» WHAT TO DO
Search the data for the word "with". Reproduce every line where it is found.

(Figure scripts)
((

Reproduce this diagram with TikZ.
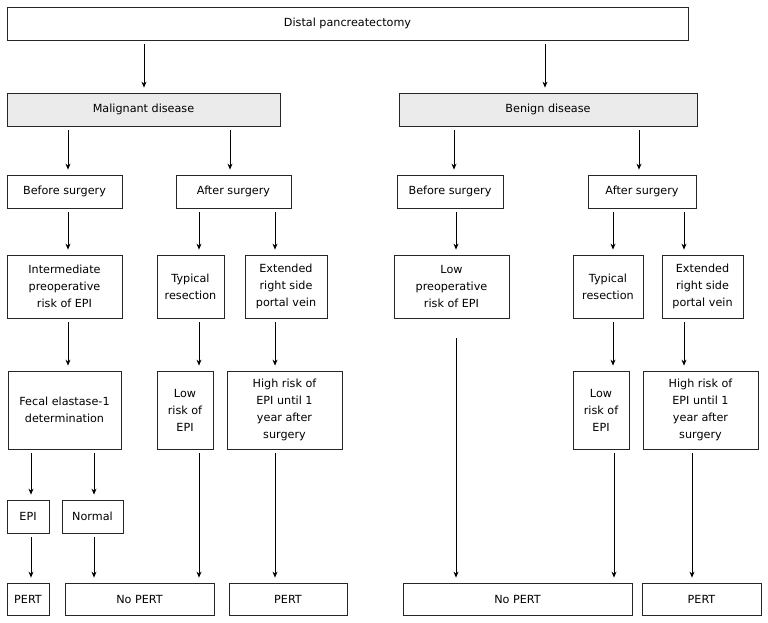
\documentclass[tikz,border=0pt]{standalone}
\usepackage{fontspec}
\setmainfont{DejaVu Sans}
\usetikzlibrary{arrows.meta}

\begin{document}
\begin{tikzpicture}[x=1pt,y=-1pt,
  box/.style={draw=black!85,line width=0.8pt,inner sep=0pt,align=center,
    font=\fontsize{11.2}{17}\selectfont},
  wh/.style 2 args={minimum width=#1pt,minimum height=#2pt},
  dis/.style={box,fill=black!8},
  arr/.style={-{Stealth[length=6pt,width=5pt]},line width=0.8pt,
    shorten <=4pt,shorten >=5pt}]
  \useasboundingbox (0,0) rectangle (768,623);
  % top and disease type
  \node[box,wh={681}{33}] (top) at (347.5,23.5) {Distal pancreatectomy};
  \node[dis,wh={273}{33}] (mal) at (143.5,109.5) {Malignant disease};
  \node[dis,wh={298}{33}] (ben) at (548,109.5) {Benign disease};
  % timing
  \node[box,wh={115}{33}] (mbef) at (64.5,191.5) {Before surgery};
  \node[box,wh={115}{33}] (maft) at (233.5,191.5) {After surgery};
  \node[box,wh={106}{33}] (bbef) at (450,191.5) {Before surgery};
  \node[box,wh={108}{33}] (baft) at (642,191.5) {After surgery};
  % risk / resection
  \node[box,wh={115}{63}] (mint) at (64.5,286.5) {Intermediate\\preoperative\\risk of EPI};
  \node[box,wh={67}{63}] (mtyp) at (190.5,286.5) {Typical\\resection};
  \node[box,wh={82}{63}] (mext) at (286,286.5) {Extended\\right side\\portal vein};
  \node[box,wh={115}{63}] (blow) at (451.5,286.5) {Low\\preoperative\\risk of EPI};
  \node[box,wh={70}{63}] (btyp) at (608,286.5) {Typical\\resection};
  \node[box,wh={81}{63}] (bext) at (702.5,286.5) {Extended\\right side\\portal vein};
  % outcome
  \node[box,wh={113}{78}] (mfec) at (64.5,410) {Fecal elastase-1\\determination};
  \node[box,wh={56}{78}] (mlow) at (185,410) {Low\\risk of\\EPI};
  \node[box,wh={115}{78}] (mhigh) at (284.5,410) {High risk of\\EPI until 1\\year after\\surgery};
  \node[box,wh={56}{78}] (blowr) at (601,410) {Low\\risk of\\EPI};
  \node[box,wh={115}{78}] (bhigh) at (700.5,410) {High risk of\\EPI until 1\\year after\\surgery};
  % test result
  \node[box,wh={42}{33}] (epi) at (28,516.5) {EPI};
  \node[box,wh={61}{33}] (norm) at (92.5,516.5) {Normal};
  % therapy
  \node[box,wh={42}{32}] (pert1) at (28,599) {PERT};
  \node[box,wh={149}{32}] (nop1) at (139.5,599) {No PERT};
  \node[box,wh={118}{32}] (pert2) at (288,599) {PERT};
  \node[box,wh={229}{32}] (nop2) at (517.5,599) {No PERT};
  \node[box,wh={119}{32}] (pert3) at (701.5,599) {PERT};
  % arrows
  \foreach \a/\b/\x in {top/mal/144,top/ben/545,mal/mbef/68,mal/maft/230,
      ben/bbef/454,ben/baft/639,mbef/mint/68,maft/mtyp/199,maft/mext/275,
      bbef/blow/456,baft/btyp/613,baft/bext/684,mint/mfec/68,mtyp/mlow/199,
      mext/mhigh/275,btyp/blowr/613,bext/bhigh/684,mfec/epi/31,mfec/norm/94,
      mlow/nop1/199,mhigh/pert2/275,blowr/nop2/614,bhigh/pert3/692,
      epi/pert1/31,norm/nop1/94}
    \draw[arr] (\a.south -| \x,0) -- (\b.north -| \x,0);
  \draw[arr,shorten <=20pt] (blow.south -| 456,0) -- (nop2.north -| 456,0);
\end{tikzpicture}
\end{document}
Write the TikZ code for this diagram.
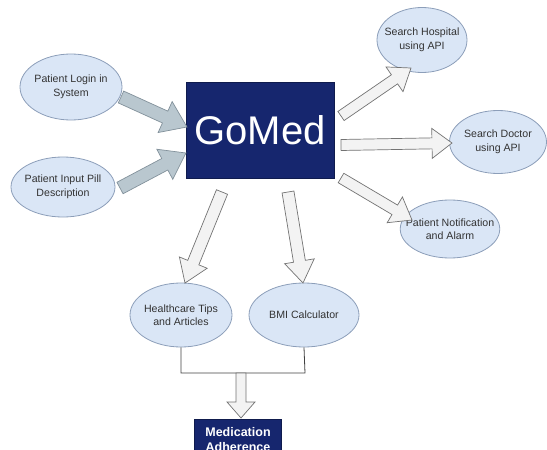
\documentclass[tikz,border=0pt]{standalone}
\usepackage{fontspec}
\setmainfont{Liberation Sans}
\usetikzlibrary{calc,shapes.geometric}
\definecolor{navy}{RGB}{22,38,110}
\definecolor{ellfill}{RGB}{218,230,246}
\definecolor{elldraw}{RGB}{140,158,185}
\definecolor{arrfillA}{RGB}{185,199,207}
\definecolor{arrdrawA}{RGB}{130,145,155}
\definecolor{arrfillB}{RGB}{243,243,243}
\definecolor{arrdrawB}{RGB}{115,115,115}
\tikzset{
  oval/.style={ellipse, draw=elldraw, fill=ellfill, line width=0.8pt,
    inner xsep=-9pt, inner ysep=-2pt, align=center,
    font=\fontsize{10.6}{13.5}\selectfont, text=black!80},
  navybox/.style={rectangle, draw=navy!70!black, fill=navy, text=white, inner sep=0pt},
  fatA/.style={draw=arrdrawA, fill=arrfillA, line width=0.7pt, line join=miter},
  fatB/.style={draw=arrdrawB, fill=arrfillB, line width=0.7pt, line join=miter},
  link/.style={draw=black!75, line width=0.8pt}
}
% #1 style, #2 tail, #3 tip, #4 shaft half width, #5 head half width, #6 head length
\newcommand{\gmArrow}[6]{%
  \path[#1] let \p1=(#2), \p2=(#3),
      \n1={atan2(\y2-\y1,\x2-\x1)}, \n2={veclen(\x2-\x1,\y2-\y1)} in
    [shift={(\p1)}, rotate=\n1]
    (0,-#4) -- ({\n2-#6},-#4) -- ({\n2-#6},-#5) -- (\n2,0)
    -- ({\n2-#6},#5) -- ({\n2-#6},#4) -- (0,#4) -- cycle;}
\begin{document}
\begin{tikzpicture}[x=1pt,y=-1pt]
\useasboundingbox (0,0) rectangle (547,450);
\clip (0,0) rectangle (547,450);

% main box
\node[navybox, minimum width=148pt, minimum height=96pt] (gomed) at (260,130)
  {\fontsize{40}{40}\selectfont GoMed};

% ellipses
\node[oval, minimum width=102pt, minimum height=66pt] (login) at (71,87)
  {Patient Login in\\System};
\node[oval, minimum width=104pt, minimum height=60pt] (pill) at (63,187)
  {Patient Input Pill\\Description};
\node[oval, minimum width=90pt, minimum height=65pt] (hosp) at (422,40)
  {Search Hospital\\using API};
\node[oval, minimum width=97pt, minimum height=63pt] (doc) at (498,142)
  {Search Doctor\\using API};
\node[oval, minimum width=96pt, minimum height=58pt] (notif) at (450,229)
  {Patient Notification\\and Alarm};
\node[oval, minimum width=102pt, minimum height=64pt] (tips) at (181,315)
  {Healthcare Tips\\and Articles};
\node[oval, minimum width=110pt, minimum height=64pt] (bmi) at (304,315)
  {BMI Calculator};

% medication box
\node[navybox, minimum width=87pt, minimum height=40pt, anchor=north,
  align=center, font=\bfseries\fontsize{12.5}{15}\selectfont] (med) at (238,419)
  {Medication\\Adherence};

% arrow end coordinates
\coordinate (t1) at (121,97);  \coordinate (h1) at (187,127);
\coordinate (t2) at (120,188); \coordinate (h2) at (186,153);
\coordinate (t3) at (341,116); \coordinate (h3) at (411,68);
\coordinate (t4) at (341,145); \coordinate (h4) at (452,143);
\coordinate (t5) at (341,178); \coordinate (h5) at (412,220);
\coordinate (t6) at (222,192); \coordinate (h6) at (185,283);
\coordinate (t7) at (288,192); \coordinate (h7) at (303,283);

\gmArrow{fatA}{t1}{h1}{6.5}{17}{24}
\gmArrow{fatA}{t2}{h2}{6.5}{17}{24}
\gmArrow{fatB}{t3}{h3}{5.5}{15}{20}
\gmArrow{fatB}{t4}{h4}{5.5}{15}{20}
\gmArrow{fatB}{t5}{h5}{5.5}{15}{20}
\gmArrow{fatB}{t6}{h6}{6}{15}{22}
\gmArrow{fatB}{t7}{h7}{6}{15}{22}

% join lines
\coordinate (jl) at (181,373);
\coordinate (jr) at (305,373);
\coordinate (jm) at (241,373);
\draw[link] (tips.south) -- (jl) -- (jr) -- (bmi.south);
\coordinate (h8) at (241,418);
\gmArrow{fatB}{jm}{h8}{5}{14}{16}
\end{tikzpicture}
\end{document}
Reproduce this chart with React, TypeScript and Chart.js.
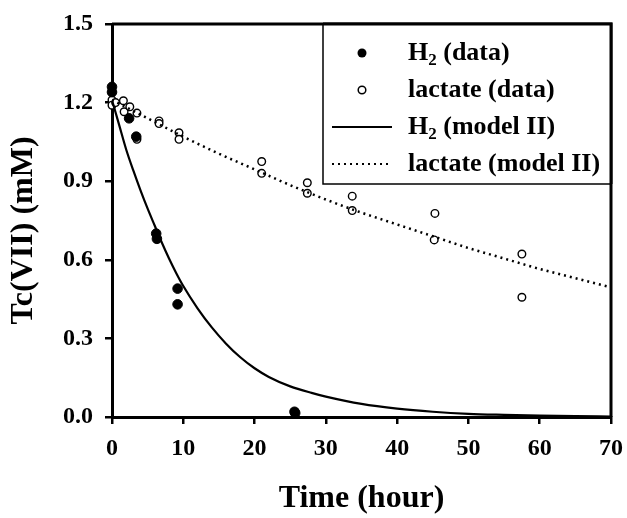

))

» ANSWER FOR THIS EXERCISE
Reproduce this diagram with TikZ.
Reproduce this chart with React, TypeScript and Chart.js.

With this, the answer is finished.